The top picture includes all my aunts and my mother, and in the bottom picture are the Carr Sisters plus my Uncle Paul and my grandmother. Everyone knew my grandmother as Mama Carr, and that is what the vast majority of folks called her.
My oldest aunt, Katie, was born in 1911 when my grandmother was 20. My mother, Juanita, was the youngest, and was born in 1933 when my grandmother was 42… 22 years of having babies. She actually had two more that died very young. My mother did sometimes go on about feeling more like a grandchild rather than one of the sisters as many of her nephew and nieces were around her age or older! The next youngest sister was six years older than my mother.

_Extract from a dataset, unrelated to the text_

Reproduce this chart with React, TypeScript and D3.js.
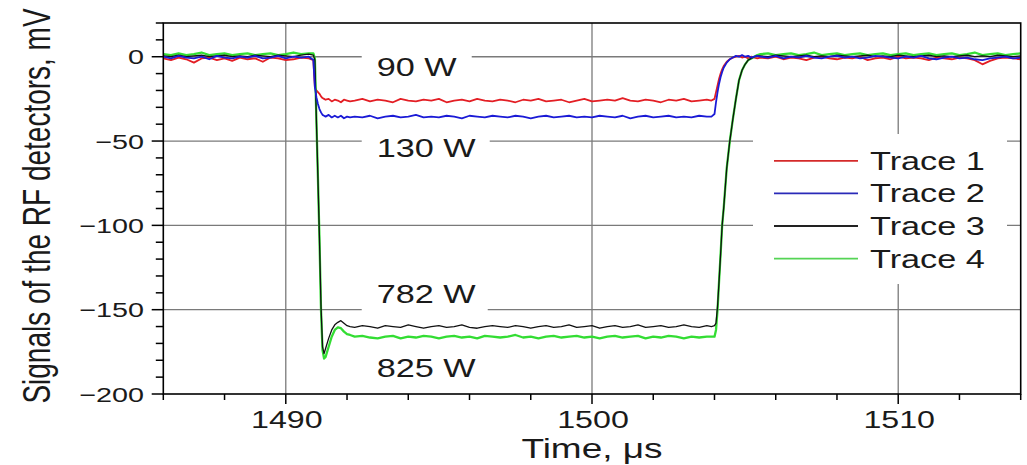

The headline is absolute right. There was not a weak one amongst them, My grandmother and all the Carr Sisters were strong women with big personalities. I chalk it up to the influence of my grandmother and the hardscrabble life they had growing up as the children of sharecroppers.
Since I knew my aunts when they were middle aged or older, what always gets me when I look at the bottom picture is how “foxy” they were as young women. You have to love the 1940s hairstyle.
And so it goes.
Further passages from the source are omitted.